Humberto Munoz confessed and served 11 years of a 43-year sentence for the shooting
Other unsavoury incidents had also emerged from the World Cup camp with the brother of player Chonto Herrera killed during the tournament and coach Francisco Maturana receiving threatening phone calls over team selection and who he should leave out.
As TV footage showed Escobar’s blood-stained car seat, Colombia was plunged into national mourning. ‘I sobbed and sobbed and sobbed,’ acknowledges Asprilla.
Escobar’s calm and pleasant personality only heightened the sense of grief that he should become a victim of a nation at war with itself.
A devout Catholic, a disciplined student, they were just some of the tributes given to the 27-year-old. He was nicknamed ‘El Cabellero de Futbol (the gentleman footballer)’ and had been due to start a new life and career with AC Milan the following season.
Forty years after setting up a rebel league that attracted stars like Alfredo di Stefano and England’s Neil Franklin, football-mad Colombia was an international pariah once again.
The World Cup in America carried on, after the initial shock, storylines turned to Diego Maradona being banned for failing a drugs test and latterly Roberto Baggio missing a penalty in the final against Brazil.
Wild-eyed Diego Maradona and his ban for failing a drugs test became one of THE stories of the 1994 World Cup – but what happened to Escobar rocked football across the globe
Yet long-term, the impact of the Escobar assassination was greater than either.
His senseless killing woke up the Colombian nation. Though written off as a basket case known only for cocaine and murder, this is no banana republic. With 48 million people, it is larger than Argentina.

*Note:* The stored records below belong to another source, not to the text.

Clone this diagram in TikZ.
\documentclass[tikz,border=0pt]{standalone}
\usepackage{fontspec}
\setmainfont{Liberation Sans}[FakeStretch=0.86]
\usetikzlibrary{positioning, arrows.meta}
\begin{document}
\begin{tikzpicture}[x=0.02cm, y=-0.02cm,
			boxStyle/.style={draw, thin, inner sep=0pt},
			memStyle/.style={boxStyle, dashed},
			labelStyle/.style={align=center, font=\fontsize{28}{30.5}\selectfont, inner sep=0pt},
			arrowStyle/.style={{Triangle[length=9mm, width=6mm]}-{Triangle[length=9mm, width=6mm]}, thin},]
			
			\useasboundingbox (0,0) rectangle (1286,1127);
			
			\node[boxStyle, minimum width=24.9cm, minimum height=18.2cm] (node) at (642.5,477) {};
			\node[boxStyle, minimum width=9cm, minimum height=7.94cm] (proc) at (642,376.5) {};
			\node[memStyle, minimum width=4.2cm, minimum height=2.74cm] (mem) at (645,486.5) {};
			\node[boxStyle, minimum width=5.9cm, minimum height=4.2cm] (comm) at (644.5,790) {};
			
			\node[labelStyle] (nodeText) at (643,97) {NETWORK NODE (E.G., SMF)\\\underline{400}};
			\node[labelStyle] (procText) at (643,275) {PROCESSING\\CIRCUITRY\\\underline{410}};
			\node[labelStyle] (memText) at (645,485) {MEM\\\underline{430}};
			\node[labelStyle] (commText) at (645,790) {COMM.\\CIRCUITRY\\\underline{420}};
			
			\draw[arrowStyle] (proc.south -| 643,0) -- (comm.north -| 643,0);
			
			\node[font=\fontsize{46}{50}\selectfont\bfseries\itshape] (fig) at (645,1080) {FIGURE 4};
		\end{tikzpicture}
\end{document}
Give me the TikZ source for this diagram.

There became a will to try and clean up the country, slowly but surely, in Escobar’s honour. Powerful drugs cartels were opposed with a new vigour and determination and many of its leaders extradited to the USA. The economy has improved and become more diverse and in football terms the old guard like Rene Higuita, himself linked with drug barons, were replaced by a new generation of players.
Colombians demanded a change in the tragic aftermath of events in the United States
There were calls for peace – this banner was put on display at the following World Cup, France 98, during a match between Colombia and Tunisia in Montpellier
They won the Copa America in 2001 and themselves were replaced by bright talents like Radamel Falcao and James Rodriguez. More than 30,000 fans followed Colombia to Russia at the last World Cup. Though a death threat to Carlos Sanchez after his red card against Japan proved the old problems haven’t disappeared completely, it was mainly a joyous experience for those followers.
The team’s most famous supporter, Birdman, also helped improve the country’s image, his giant wings becoming one of the images of the 1998 World Cup in France.
Escobar himself supplied the inspiration in how the country should recover from his murder. After Colombia’s World Cup exit, he said in an interview with a leading newspaper El Tiempo: ‘We only have two options: either allow anger to paralyse us and the violence continues, or we overcome and try our best to help others. It’s our choice.’
Medellin, and the rest of Colombia, still remembers the late Andres Escobar
A quarter of a century on, Medellin has developed from being a murder hotspot into a tourist resort. With its museums, botanical gardens and a fetching nickname ‘City of Eternal Spring’ because of its climate, Escobar will be proud of what’s happening to his home town.
On Sunday, Colombia will play Paraguay in their final group game in the Copa. Their star player Rodriguez is the same age that Escobar was when he lost his life and you can bet he’ll be aware of the special anniversary.
Rodriguez’s own uncle Arley, a young footballer with Independiente Medellin, was killed the year after Escobar’s own assassination.